Black Bean, Corn and Sweet Potato Sliders
- 2 14-ounce can black beans, drained (reserve some of the liquid)
- 1 cup corn (I prefer frozen)
- 1 small red onion, chopped
- 2 cloves garlic, finely chopped
- 2 tablespoons mexican spice mix
- 1 teaspoon kosher salt
- 1 teaspoon black pepper
- 1 egg
- ½ cup bread crumbs
- ½ cup fresh cilantro, chopped
- 1 small sweet potato, peeled and cut into small cubes
- 1-2 tablespoons olive oil for cooking
burger buns, butter lettuce, purple cabbage, cotija cheese, cucumbers, fresh lime, guacamole, jalapeno, onions, salsa, sour cream and/or tomatoes.

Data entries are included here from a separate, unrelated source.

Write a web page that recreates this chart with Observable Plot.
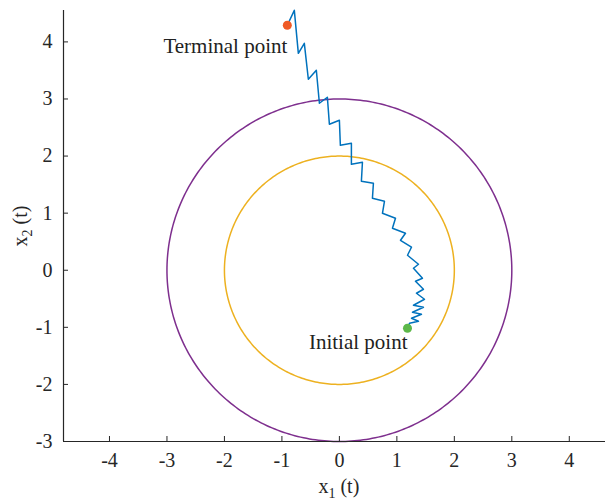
<!DOCTYPE html>
<html><head><meta charset="utf-8">
<script src="https://cdn.jsdelivr.net/npm/d3@7"></script>
<script src="https://cdn.jsdelivr.net/npm/@observablehq/plot@0.6"></script>
<style>body{margin:0;background:#fff}</style>
</head><body><div id="chart"></div>
<script>
const xTicks = [-4, -3, -2, -1, 0, 1, 2, 3, 4];
const yTicks = [-3, -2, -1, 0, 1, 2, 3, 4];
const xDomain = [-4.8, 4.63];
const yDomain = [-3, 4.55];
const circleRadii = [2, 3];
const circleColors = ["#EDB120", "#7E2F8E"];
// trajectory, from initial point to terminal point
const trajX = [1.185, 1.220, 1.376, 1.254, 1.429, 1.272, 1.463, 1.289, 1.481, 1.341, 1.463, 1.324, 1.446, 1.289, 1.376, 1.185, 1.254, 1.063, 1.150, 0.923, 0.976, 0.749, 0.784, 0.575, 0.592, 0.383, 0.401, 0.209, 0.209, 0.017, 0.000, -0.174, -0.209, -0.348, -0.401, -0.540, -0.610, -0.714, -0.784, -0.906];
const trajY = [-1.016, -0.928, -0.893, -0.841, -0.771, -0.736, -0.648, -0.613, -0.508, -0.403, -0.333, -0.193, -0.140, 0.035, 0.105, 0.263, 0.403, 0.525, 0.648, 0.736, 0.911, 0.998, 1.208, 1.261, 1.524, 1.559, 1.891, 1.856, 2.224, 2.189, 2.627, 2.557, 3.030, 2.925, 3.503, 3.345, 3.975, 3.800, 4.553, 4.291];
const pointLabels = ["Initial point", "Terminal point"];
const pointX = [1.185, -0.906];
const pointY = [-1.016, 4.291];
const pointColors = ["#5DB84A", "#EF5A26"];
const xLabel = ["x", "1", " (t)"];
const yLabel = ["x", "2", " (t)"];

const traj = trajX.map((x, i) => ({x, y: trajY[i]}));
const circles = circleRadii.flatMap((r, k) =>
  d3.range(0, 361, 1).map(a => ({k, x: r * Math.cos(a * Math.PI / 180), y: r * Math.sin(a * Math.PI / 180)})));
const pts = pointLabels.map((label, i) => ({label, x: pointX[i], y: pointY[i], color: pointColors[i]}));

const FONT = "Liberation Serif";
const axisColor = "#262626";

const chart = Plot.plot({
  width: 605, height: 500,
  marginLeft: 63, marginRight: 0, marginTop: 10, marginBottom: 59,
  style: {fontFamily: FONT, fontSize: "20px", color: axisColor, background: "#fff", overflow: "visible"},
  x: {domain: xDomain, ticks: xTicks, label: null},
  y: {domain: yDomain, ticks: yTicks, label: null},
  marks: [
    Plot.line(circles, {x: "x", y: "y", z: "k", stroke: d => circleColors[d.k], strokeWidth: 1.5}),
    Plot.line(traj, {x: "x", y: "y", stroke: "#0072BD", strokeWidth: 1.5}),
    Plot.dot(pts, {x: "x", y: "y", fill: "color", r: 4.5}),
    Plot.text([pts[0]], {x: "x", y: "y", text: "label", textAnchor: "end", dy: 14, fontSize: 21, fill: "#222"}),
    Plot.text([pts[1]], {x: "x", y: "y", text: "label", textAnchor: "end", dy: 21, fontSize: 21, fill: "#222"}),
    Plot.ruleY([yDomain[0]], {stroke: axisColor, strokeWidth: 1.2}),
    Plot.ruleX([xDomain[0]], {stroke: axisColor, strokeWidth: 1.2}),
    Plot.axisX(xTicks, {tickSize: -5, tickPadding: 16, stroke: axisColor, fill: axisColor, tickFormat: d => d < 0 ? "-" + Math.abs(d) : String(d)}),
    Plot.axisY(yTicks, {tickSize: -5, tickPadding: 16, stroke: axisColor, fill: axisColor, tickFormat: d => d < 0 ? "-" + Math.abs(d) : String(d)})
  ]
});

const svg = d3.select(chart);
const sx = chart.scale("x");
function addLabel(parts, x, y, rotate) {
  const t = svg.append("text")
    .attr("font-family", FONT).attr("font-size", 20).attr("fill", axisColor)
    .attr("text-anchor", "middle")
    .attr("transform", `translate(${x},${y})` + (rotate ? " rotate(-90)" : ""));
  t.append("tspan").text(parts[0]);
  t.append("tspan").attr("font-size", 14).attr("dy", 5).text(parts[1]);
  t.append("tspan").attr("dy", -5).text(parts[2]);
}
addLabel(xLabel, sx.apply(0), 493, false);
addLabel(yLabel, 27, 226, true);

document.getElementById("chart").append(chart);
</script>
</body></html>
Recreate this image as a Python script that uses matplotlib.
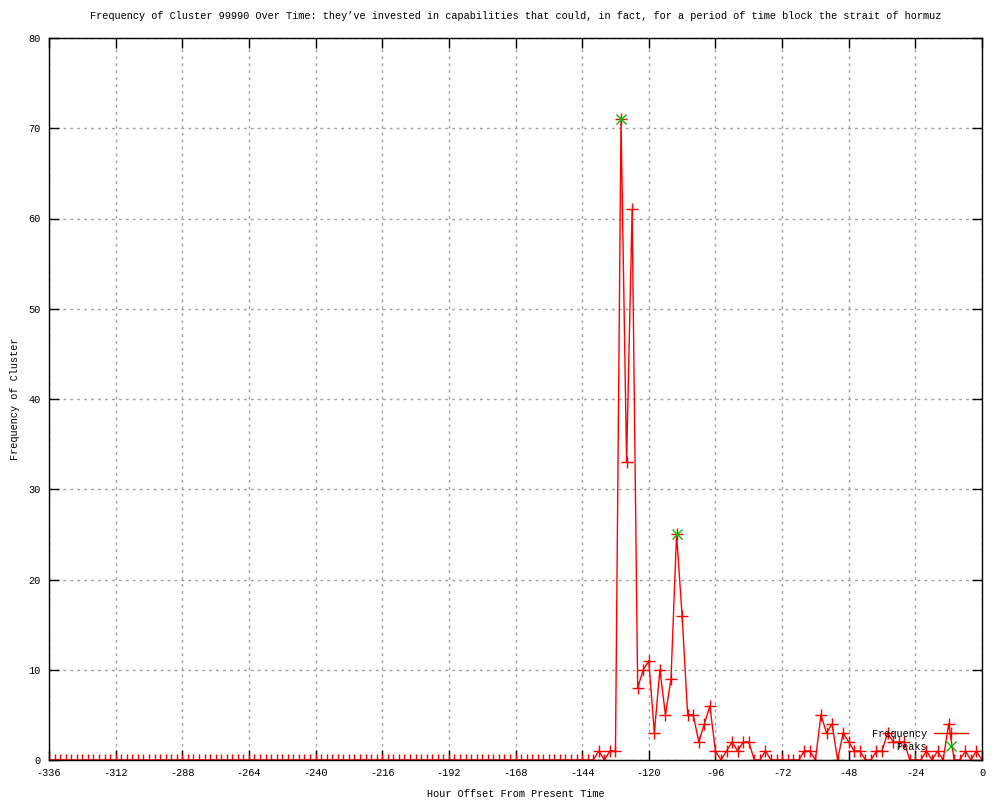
import matplotlib
matplotlib.use("Agg")
import matplotlib.pyplot as plt
import numpy as np

plt.rcParams['font.family'] = ['Liberation Mono', 'DejaVu Sans Mono']
plt.rcParams['axes.unicode_minus'] = False

# hours from -336 to 0, every 2 hours
hours = list(range(-336, 1, 2))

tail_hours = list(range(-138, 1, 2))
tail_counts = [
    1, 0, 1, 1, 71, 33, 61, 8, 10, 11,      # -138 .. -120
    3, 10, 5, 9, 25, 16, 5, 5, 2, 4,        # -118 .. -100
    6, 1, 0, 1, 2, 1, 2, 2, 0, 0,           # -98 .. -80
    1, 0, 0, 0, 0, 0, 0, 1, 1, 0,           # -78 .. -60
    5, 3, 4, 0, 3, 2, 1, 1, 0, 0,           # -58 .. -40
    1, 1, 3, 2, 2, 2, 0, 0, 0, 1,           # -38 .. -20
    0, 1, 0, 4, 0, 0, 1, 0, 1, 0,           # -18 .. 0
]
counts = [0] * (len(hours) - len(tail_hours)) + tail_counts

peak_hours = [-130, -110]
peak_counts = [71, 25]

title = ("Frequency of Cluster 99990 Over Time: they\u2019ve invested in capabilities "
         "that could, in fact, for a period of time block the strait of hormuz")

fs = 7.4

fig = plt.figure(figsize=(10, 8), dpi=100)
ax = fig.add_axes([0.049, 0.05, 0.933, 0.9025])

ax.plot(hours, counts, color="red", lw=1, marker="+", ms=8, mew=1,
        label="Frequency")
ax.plot(peak_hours, peak_counts, ls="none", color="#00c000", marker="x",
        ms=7, mew=1, label="Peaks")

ax.set_xlim(-336, 0)
ax.set_ylim(0, 80)
ax.set_xticks(np.arange(-336, 1, 24))
ax.set_yticks(np.arange(0, 81, 10))
ax.tick_params(direction="in", length=7, width=1, top=True, right=True,
               labelsize=fs, pad=6)
ax.grid(True, color="#a0a0a0", ls=(0, (2, 3)), lw=1)
for s in ax.spines.values():
    s.set_linewidth(1)

ax.set_title(title, fontsize=fs, pad=14)
ax.set_xlabel("Hour Offset From Present Time", fontsize=fs, labelpad=8)
ax.set_ylabel("Frequency of Cluster", fontsize=fs, labelpad=6)

ax.legend(loc="lower right", bbox_to_anchor=(0.992, 0.0025), frameon=False,
          markerfirst=False, fontsize=fs, handlelength=3.3,
          handletextpad=0.7, labelspacing=0.3, borderpad=0.1)

fig.savefig("out.png", dpi=100)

In medium size sauce pan, boil potatoes until fork tender, 10-15 minutes. Drain, cover and chill until ready to use.
In a large mixing bowl, combine all ingredients (except corn and sweet potatoes) and mash with a fork (if mixture is too dry, add some of the reserved bean liquid). Add corn and sweet potatoes and gently shape into patties and cover; chill at least 1 hour and up to 1 day.
Heat a large pan over medium high heat and add the olive oil. Cook the patties for 5 minutes on each side. Transfer to platter.
Serve sliders on top of a bed of greens and salad toppings, or fill in lettuce leaves and eat as wraps, or in a bun with all the fixings.